Increasingly, Americans understand the universities that parents send their children to these days have become indoctrination camps. Teens go out the door and arrive at academia as normal, young people, entering the halls of knowledge in relatively good shape. What the higher education industry launches from its halls is often an illogical, anxious, confused graduate with a degree in equity, diversity and inclusion, and a student loan debt the size of a house down payment.

Into this public recognition of questionable return on investment comes President Joe Biden’s plan to forgive the student loan debts of millions of recent college graduates.

Biden’s plan is evidence that a college diploma doesn’t confer any degree of common sense. Millions of Americans who did not go to college can figure out quickly they should not have to pay back the college loans for which someone else signed responsibility. After all, that’s what GoFundMe is for.

It insults the intelligence of these Americans that we’re even having this national conversation.

The U.S. Supreme Court sent a strong signal last month that Biden’s scheme to forgive $10,000 to $20,000 per federal student loan borrower is unconstitutional.
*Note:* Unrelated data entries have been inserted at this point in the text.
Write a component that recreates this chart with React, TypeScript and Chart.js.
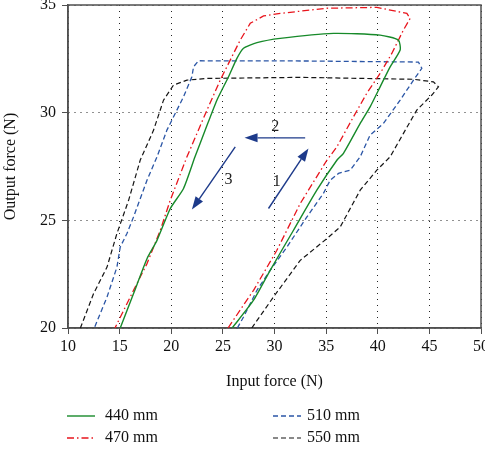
import React, { useEffect, useRef } from "react";
import { Chart, registerables } from "chart.js";

Chart.register(...registerables);

// ---- axes ----
const X_MIN = 10;
const X_MAX = 50;
const X_STEP = 5;
const Y_MIN = 20;
const Y_MAX = 35;
const Y_STEP = 5;
const X_TITLE = "Input force (N)";
const Y_TITLE = "Output force (N)";

// ---- series (loop: right branch up, top leftwards, left branch down) ----
const labels = ["440 mm", "470 mm", "510 mm", "550 mm"];

const mm440X = [25.9, 27.97, 29.58, 31.84, 34.1, 36.04, 36.68, 38.3, 39.26, 40.23, 41.2, 42.17, 42.0, 40.23, 35.71, 30.55, 28.3, 27.0, 26.36, 25.55, 24.42, 23.29, 22.3, 21.19, 19.91, 18.62, 17.65, 16.35, 15.06];
const mm440Y = [20.0, 21.29, 22.68, 24.54, 26.4, 27.79, 28.11, 29.5, 30.27, 31.2, 32.13, 32.91, 33.37, 33.6, 33.68, 33.45, 33.25, 32.99, 32.52, 31.67, 30.58, 29.19, 27.95, 26.48, 25.55, 24.07, 23.22, 21.6, 20.0];

const mm470X = [25.5, 27.97, 30.23, 32.49, 35.07, 36.04, 37.65, 38.94, 40.23, 41.36, 42.49, 43.14, 42.82, 39.91, 35.07, 30.55, 28.94, 27.65, 26.68, 24.74, 23.46, 21.52, 19.9, 18.94, 17.65, 16.35, 14.55];
const mm470Y = [20.0, 21.75, 23.61, 25.78, 27.79, 28.41, 29.81, 30.9, 31.82, 32.75, 33.84, 34.38, 34.61, 34.89, 34.85, 34.61, 34.49, 34.15, 33.37, 31.51, 30.12, 27.95, 25.93, 24.54, 22.99, 21.75, 20.0];

const mm510X = [26.4, 27.0, 28.3, 29.58, 31.2, 33.14, 34.74, 35.39, 36.2, 37.33, 38.3, 39.26, 40.55, 42.17, 43.46, 44.27, 43.94, 33.0, 22.64, 22.16, 22.0, 21.19, 19.58, 18.62, 17.65, 16.35, 15.71, 15.06, 14.74, 13.78, 12.55];
const mm510Y = [20.0, 20.51, 21.75, 22.68, 23.76, 25.16, 26.25, 26.86, 27.18, 27.33, 27.95, 28.96, 29.5, 30.58, 31.51, 32.06, 32.35, 32.4, 32.41, 32.13, 31.67, 30.74, 29.19, 27.95, 26.86, 25.16, 24.39, 23.76, 22.83, 21.44, 20.0];

const mm550X = [27.8, 29.9, 32.49, 35.07, 36.36, 38.3, 39.91, 41.2, 42.49, 43.78, 45.24, 45.88, 45.39, 43.46, 32.49, 23.46, 21.52, 20.22, 19.25, 18.29, 17.0, 15.87, 14.74, 13.78, 12.48, 11.2];
const mm550Y = [20.0, 21.44, 23.14, 24.15, 24.69, 26.4, 27.33, 27.95, 29.04, 30.12, 30.82, 31.2, 31.43, 31.55, 31.64, 31.59, 31.51, 31.28, 30.58, 29.19, 27.8, 25.93, 24.39, 22.83, 21.6, 20.0];

// ---- annotation arrows ----
const arrowText = ["1", "2", "3"];
const arrowFromX = [29.42, 32.97, 26.2];
const arrowFromY = [25.55, 28.83, 28.41];
const arrowToX = [33.29, 27.1, 22.0];
const arrowToY = [28.34, 28.83, 25.5];
const arrowTextX = [30.23, 30.07, 25.55];
const arrowTextY = [26.79, 29.34, 26.86];

const FONT = "'Liberation Serif', 'Times New Roman', serif";
const FS = 16;

const toPoints = (xs: number[], ys: number[]) => xs.map((x, i) => ({ x, y: ys[i] }));

const styles = [
  { color: "#178a2a", dash: [] as number[], width: 1.4, tension: 0.2 },
  { color: "#e8141c", dash: [7, 3, 1.5, 3], width: 1.3, tension: 0 },
  { color: "#2b56a6", dash: [5, 3], width: 1.3, tension: 0 },
  { color: "#151515", dash: [5, 3], width: 1.2, tension: 0 },
];

const framePlugin = {
  id: "frame",
  beforeDatasetsDraw(chart: any) {
    const { ctx, chartArea: a } = chart;
    ctx.save();
    ctx.strokeStyle = "#505050";
    ctx.lineWidth = 1.5;
    ctx.setLineDash([]);
    ctx.strokeRect(a.left, a.top, a.right - a.left, a.bottom - a.top);
    ctx.restore();
  },
};

const arrowPlugin = {
  id: "arrows",
  afterDatasetsDraw(chart: any) {
    const { ctx } = chart;
    const xs = chart.scales.x;
    const ys = chart.scales.y;
    ctx.save();
    for (let i = 0; i < arrowText.length; i++) {
      const x1 = xs.getPixelForValue(arrowFromX[i]);
      const y1 = ys.getPixelForValue(arrowFromY[i]);
      const x2 = xs.getPixelForValue(arrowToX[i]);
      const y2 = ys.getPixelForValue(arrowToY[i]);
      const ang = Math.atan2(y2 - y1, x2 - x1);
      const headLen = 13;
      const headHalf = 4.5;
      const bx = x2 - headLen * Math.cos(ang);
      const by = y2 - headLen * Math.sin(ang);
      ctx.strokeStyle = "#1d3a8a";
      ctx.fillStyle = "#1d3a8a";
      ctx.lineWidth = 1.4;
      ctx.setLineDash([]);
      ctx.beginPath();
      ctx.moveTo(x1, y1);
      ctx.lineTo(bx, by);
      ctx.stroke();
      ctx.beginPath();
      ctx.moveTo(x2, y2);
      ctx.lineTo(bx + headHalf * Math.sin(ang), by - headHalf * Math.cos(ang));
      ctx.lineTo(bx - headHalf * Math.sin(ang), by + headHalf * Math.cos(ang));
      ctx.closePath();
      ctx.fill();
      ctx.fillStyle = "#222";
      ctx.font = `${FS}px ${FONT}`;
      ctx.textAlign = "center";
      ctx.textBaseline = "middle";
      ctx.fillText(arrowText[i], xs.getPixelForValue(arrowTextX[i]), ys.getPixelForValue(arrowTextY[i]));
    }
    ctx.restore();
  },
};

const legendPlugin = {
  id: "customLegend",
  afterDraw(chart: any) {
    const { ctx, chartArea: a } = chart;
    const H = chart.height;
    const order = [0, 1, 2, 3];
    ctx.save();
    order.forEach((di) => {
      const ds = chart.data.datasets[di];
      const col = di < 2 ? 0 : 1;
      const row = di % 2;
      const lx = a.left - 1 + col * 206;
      const ly = H - 33 + row * 22;
      ctx.strokeStyle = ds.borderColor;
      ctx.lineWidth = ds.borderWidth;
      ctx.setLineDash(ds.borderDash || []);
      ctx.beginPath();
      ctx.moveTo(lx, ly);
      ctx.lineTo(lx + 28, ly);
      ctx.stroke();
      ctx.setLineDash([]);
      ctx.fillStyle = "#111";
      ctx.font = `${FS}px ${FONT}`;
      ctx.textAlign = "left";
      ctx.textBaseline = "middle";
      ctx.fillText(ds.label, lx + 38 + col * (-4), ly);
    });
    ctx.restore();
  },
};

export default function App() {
  const ref = useRef<HTMLCanvasElement>(null);
  useEffect(() => {
    const sets = [
      toPoints(mm440X, mm440Y),
      toPoints(mm470X, mm470Y),
      toPoints(mm510X, mm510Y),
      toPoints(mm550X, mm550Y),
    ];
    const chart = new Chart(ref.current as HTMLCanvasElement, {
      type: "scatter",
      data: {
        datasets: sets.map((pts, i) => ({
          label: labels[i],
          data: pts,
          showLine: true,
          fill: false,
          borderColor: styles[i].color,
          backgroundColor: styles[i].color,
          borderDash: styles[i].dash,
          borderWidth: styles[i].width,
          tension: styles[i].tension,
          pointRadius: 0,
          pointHoverRadius: 0,
        })),
      },
      options: {
        animation: false,
        responsive: false,
        devicePixelRatio: 1,
        layout: { padding: { top: 5, right: 4, bottom: 58, left: 0 } },
        plugins: {
          legend: { display: false },
          tooltip: { enabled: false },
        },
        scales: {
          x: {
            type: "linear",
            min: X_MIN,
            max: X_MAX,
            afterFit: (s: any) => {
              s.height = 63;
              s.paddingLeft = 0;
              s.paddingRight = 0;
            },
            ticks: {
              stepSize: X_STEP,
              color: "#111",
              padding: 3,
              font: { family: FONT, size: FS },
            },
            grid: {
              color: "#222",
              lineWidth: 1,
              tickLength: 6,
              tickColor: "#505050",
              tickBorderDash: [],
            },
            border: { display: true, color: "#505050", width: 1.5, dash: [1, 5] },
            title: {
              display: true,
              text: X_TITLE,
              color: "#111",
              font: { family: FONT, size: FS },
              padding: { top: 0, bottom: 0 },
            },
          },
          y: {
            type: "linear",
            min: Y_MIN,
            max: Y_MAX,
            afterFit: (s: any) => {
              s.width = 68;
              s.paddingTop = 0;
              s.paddingBottom = 0;
            },
            ticks: {
              stepSize: Y_STEP,
              color: "#111",
              padding: 6,
              font: { family: FONT, size: FS },
            },
            grid: {
              color: "#222",
              lineWidth: 1,
              tickLength: 6,
              tickColor: "#505050",
              tickBorderDash: [],
            },
            border: { display: true, color: "#505050", width: 1.5, dash: [1, 5] },
            title: {
              display: true,
              text: Y_TITLE,
              color: "#111",
              font: { family: FONT, size: FS },
              padding: { top: 1, bottom: 0 },
            },
          },
        },
      },
      plugins: [framePlugin, arrowPlugin, legendPlugin],
    } as any);
    return () => chart.destroy();
  }, []);
  return (
    <div style={{ position: "fixed", left: 0, top: 0, width: 485, height: 449, background: "#fff" }}>
      <canvas ref={ref} width={485} height={449} style={{ display: "block" }} />
    </div>
  );
}
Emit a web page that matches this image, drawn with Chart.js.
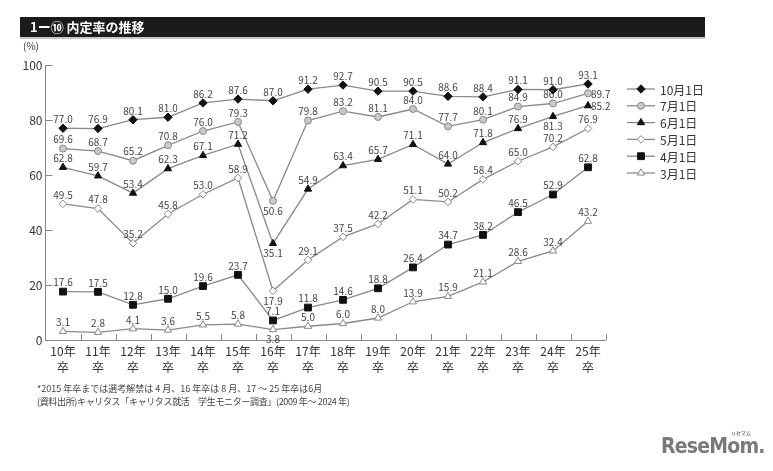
<!DOCTYPE html>
<html><head><meta charset="utf-8">
<script src="https://cdn.jsdelivr.net/npm/chart.js@4/dist/chart.umd.min.js"></script>
<style>
html,body{margin:0;padding:0;background:#fff;}
#wrap{position:relative;width:773px;height:471px;overflow:hidden;font-family:"Noto Sans CJK JP","Noto Sans",sans-serif;}
#bar{position:absolute;left:20px;top:17px;width:685px;height:20px;background:#1c1a1a;border-bottom:2px solid #c8c8c8;}
#bar span{position:absolute;left:10px;top:0;line-height:20px;color:#fff;font-weight:bold;font-size:13px;}
#unit{position:absolute;left:23px;top:38px;font-size:10px;color:#333;}
.note{position:absolute;left:37px;font-size:9px;color:#444;white-space:nowrap;}
#logo{position:absolute;left:661px;top:434px;font-family:"DejaVu Sans Condensed","DejaVu Sans",sans-serif;font-stretch:condensed;font-weight:bold;font-size:21px;line-height:24px;color:#7a7a7a;letter-spacing:-0.8px;}
#logo small{position:absolute;left:70px;top:-4px;font-size:5px;line-height:6px;letter-spacing:0;font-family:"Noto Sans CJK JP";}
canvas{position:absolute;left:0;top:0;}
</style></head>
<body><div id="wrap">
<canvas id="c" width="773" height="471"></canvas>
<div id="bar"><span>1ー⑩ 内定率の推移</span></div>
<div id="unit">(%)</div>
<div class="note" style="top:382px;">*2015 年卒までは選考解禁は 4 月、16 年卒は 8 月、17 ～ 25 年卒は6月</div>
<div class="note" style="top:395px;letter-spacing:-0.35px;">(資料出所)キャリタス「キャリタス就活　学生モニター調査」(2009 年～ 2024 年)</div>
<div id="logo">ReseMom.<small>リセマム</small></div>
</div>
<script>
const categories = ['10年','11年','12年','13年','14年','15年','16年','17年','18年','19年','20年','21年','22年','23年','24年','25年'];
const seriesNames = ['10月1日','7月1日','6月1日','5月1日','4月1日','3月1日'];
const oct1 = [77.0,76.9,80.1,81.0,86.2,87.6,87.0,91.2,92.7,90.5,90.5,88.6,88.4,91.1,91.0,93.1];
const jul1 = [69.6,68.7,65.2,70.8,76.0,79.3,50.6,79.8,83.2,81.1,84.0,77.7,80.1,84.9,86.0,89.7];
const jun1 = [62.8,59.7,53.4,62.3,67.1,71.2,35.1,54.9,63.4,65.7,71.1,64.0,71.8,76.9,81.3,85.2];
const may1 = [49.5,47.8,35.2,45.8,53.0,58.9,17.9,29.1,37.5,42.2,51.1,50.2,58.4,65.0,70.2,76.9];
const apr1 = [17.6,17.5,12.8,15.0,19.6,23.7,7.1,11.8,14.6,18.8,26.4,34.7,38.2,46.5,52.9,62.8];
const mar1 = [3.1,2.8,4.1,3.6,5.5,5.8,3.8,5.0,6.0,8.0,13.9,15.9,21.1,28.6,32.4,43.2];
const yTicks = [0,20,40,60,80,100];

const LINE = '#8a8a8a';
const styles = [
  {pointStyle:'rectRot', radius:4.2, bg:'#111', bd:'#111'},
  {pointStyle:'circle', radius:3.5, bg:'#c9c9c9', bd:'#888'},
  {pointStyle:'triangle', radius:4.2, bg:'#111', bd:'#111'},
  {pointStyle:'rectRot', radius:3.8, bg:'#fff', bd:'#888'},
  {pointStyle:'rect', radius:4.8, bg:'#111', bd:'#111'},
  {pointStyle:'triangle', radius:4.2, bg:'#fff', bd:'#888'}
];
const values = [oct1, jul1, jun1, may1, apr1, mar1];

// label placement exceptions (default: above)
function placement(ds, i) {
  if (i === 6 && (ds === 1 || ds === 2 || ds === 3 || ds === 5)) return 'below';
  if (ds === 2 && i === 14) return 'below';
  if ((ds === 1 || ds === 2) && i === 15) return 'right';
  return 'above';
}

const datasets = values.map((v, k) => ({
  label: seriesNames[k], data: v,
  borderColor: LINE, borderWidth: 1.3,
  pointStyle: styles[k].pointStyle, pointRadius: styles[k].radius,
  pointBackgroundColor: styles[k].bg, pointBorderColor: styles[k].bd, pointBorderWidth: 1,
  tension: 0, fill: false
}));

const FONT = '"Noto Sans CJK JP","Noto Sans",sans-serif';

function marker(ctx, st, x, y) {
  ctx.save();
  ctx.fillStyle = st.bg; ctx.strokeStyle = st.bd; ctx.lineWidth = 1;
  const r = st.radius;
  ctx.beginPath();
  if (st.pointStyle === 'circle') ctx.arc(x, y, r, 0, Math.PI*2);
  else if (st.pointStyle === 'rectRot') { ctx.moveTo(x, y-r); ctx.lineTo(x+r, y); ctx.lineTo(x, y+r); ctx.lineTo(x-r, y); ctx.closePath(); }
  else if (st.pointStyle === 'rect') { const h = r*Math.SQRT1_2; ctx.rect(x-h, y-h, 2*h, 2*h); }
  else if (st.pointStyle === 'triangle') { ctx.moveTo(x, y-r); ctx.lineTo(x+r*0.87, y+r*0.5); ctx.lineTo(x-r*0.87, y+r*0.5); ctx.closePath(); }
  ctx.fill(); ctx.stroke();
  ctx.restore();
}

const extras = {
  id: 'extras',
  afterDraw(chart) {
    const ctx = chart.ctx, x = chart.scales.x, y = chart.scales.y, a = chart.chartArea;
    ctx.save();
    // inward ticks
    ctx.strokeStyle = '#888'; ctx.lineWidth = 1;
    ctx.beginPath();
    yTicks.forEach(t => { if (t === 0) return; const py = Math.round(y.getPixelForValue(t)) + 0.5; ctx.moveTo(a.left, py); ctx.lineTo(a.left + 7, py); });
    const half = (x.getPixelForValue(1) - x.getPixelForValue(0)) / 2;
    for (let i = 0; i < categories.length; i++) {
      const px = Math.round(x.getPixelForValue(i) + half) + 0.5;
      ctx.moveTo(px, a.bottom); ctx.lineTo(px, a.bottom - 6);
    }
    ctx.stroke();
    // data labels
    ctx.font = '10px ' + FONT; ctx.fillStyle = '#444';
    chart.data.datasets.forEach((d, k) => {
      const meta = chart.getDatasetMeta(k);
      meta.data.forEach((pt, i) => {
        const txt = d.data[i].toFixed(1);
        const p = placement(k, i);
        if (p === 'right') { ctx.textAlign = 'left'; ctx.textBaseline = 'middle'; ctx.fillText(txt, pt.x + 3, pt.y + 1); }
        else if (p === 'below') { ctx.textAlign = 'center'; ctx.textBaseline = 'middle'; ctx.fillText(txt, pt.x, pt.y + 10); }
        else { ctx.textAlign = 'center'; ctx.textBaseline = 'middle'; ctx.fillText(txt, pt.x, pt.y - 9); }
      });
    });
    // legend
    const lx = a.right + 21.5;
    ctx.font = '12px ' + FONT; ctx.fillStyle = '#333'; ctx.textAlign = 'left'; ctx.textBaseline = 'middle';
    seriesNames.forEach((n, k) => {
      const ly = 89 + k * 16.8;
      ctx.strokeStyle = LINE; ctx.lineWidth = 1.3;
      ctx.beginPath(); ctx.moveTo(lx, ly); ctx.lineTo(lx + 28, ly); ctx.stroke();
      marker(ctx, styles[k], lx + 14, ly);
      ctx.fillStyle = '#333';
      ctx.fillText(n, lx + 33, ly + 1);
    });
    ctx.restore();
  }
};

new Chart(document.getElementById('c'), {
  type: 'line',
  data: { labels: categories.map(c => [c, '卒']), datasets },
  options: {
    responsive: false, animation: false, devicePixelRatio: 1,
    layout: { padding: { left: 9.5, right: 167.5, top: 65, bottom: 91 } },
    plugins: { legend: { display: false }, tooltip: { enabled: false } },
    scales: {
      x: {
        offset: true,
        grid: { display: true, drawOnChartArea: false, drawTicks: false, offset: true },
        border: { display: true, color: '#888', width: 1 },
        ticks: { color: '#333', padding: 3, font: { family: FONT, size: 12, lineHeight: 1.35 }, maxRotation: 0, autoSkip: false },
        afterFit(s) { s.height = 40; }
      },
      y: {
        min: 0, max: 100,
        afterBuildTicks(s) { s.ticks = yTicks.map(v => ({ value: v })); },
        grid: { display: true, drawOnChartArea: false, drawTicks: false },
        border: { display: true, color: '#888', width: 1 },
        ticks: { color: '#333', padding: 3, font: { family: FONT, size: 12 } },
        afterFit(s) { s.width = 36; }
      }
    }
  },
  plugins: [extras]
});
</script>
</body></html>
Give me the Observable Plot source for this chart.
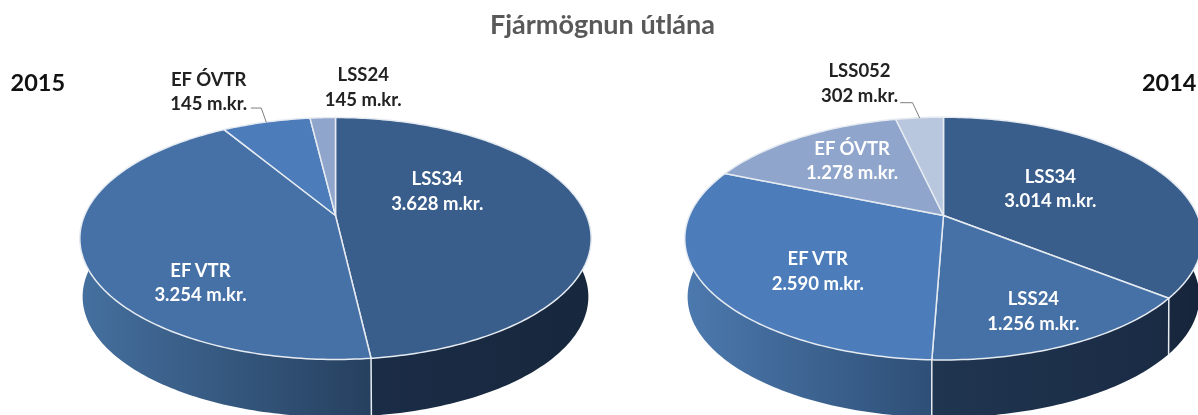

The justices are expected to make a decision by the end of June.

To be clear, this is a separate matter from the predatory student loan case that the Ninth Circuit weighed in on last week, permitting the case against certain colleges to move forward, and allowing student loan borrowers to have their debts canceled. That case involves about 200,000 borrowers and a $6 billion debt relief to students who say schools misled them about the quality of academic programs or other related promises, such as job guarantees.

Conservatives in Congress are not waiting for the black robes to decide on the “get out of school free” question. Lawmakers are using the Congressional Review Act process to contest the ability of Biden to simply buy his re-election, one loan payment at a time. This will be the fourth time that the CRA has been used to tell the president he is flunking American Public Policy 101.

This coming week, the U.S. House will likely pass the CRA and send it to the Senate, where it appears to have bipartisan support. Biden may veto the CRA, but he still risks being schooled by the Supreme Court.

What would the CRA do? It puts an end to the president’s pause on student loan payments, which has been extended six times and costs Americans $5 billion a month. This current deferral of payments will cost $195 billion by the time the current Biden extension expires in August.

Only an elitist mind thinks it’s a good idea that the people who went to college should have their debts covered by those who didn’t, through a $400 billion transfer of responsibility.

According to a recent Wall Street Journal poll, only 56% of Americans think a four-year college degree is worth the price of admission. A Cato Institute poll showed that up to 76% of Americans oppose transferring student debt to taxpayers if it drives up the price of college, and two-thirds oppose it if taxes would be increased.

In a perfect world, American universities would be held in high regard, and be producing graduates ready to move the country forward and solve real-world problems.

That’s not the world we’re living in. Our higher education institutions are broken, and we have a federal government trying to force us to pay for their misdeeds.

Congress should pass the CRA quickly and send Biden a message: The working people of America are busy wrapping our minds around the $32 trillion in debt that we are yoked with.

Americans are not in the mood to pay down a college graduate’s debt so that young person can buy that brand new, federally subsidized e-car, while working-class Americans face living out of their old Ford Broncos.

Suzanne Downing is publisher of Must Read Alaska.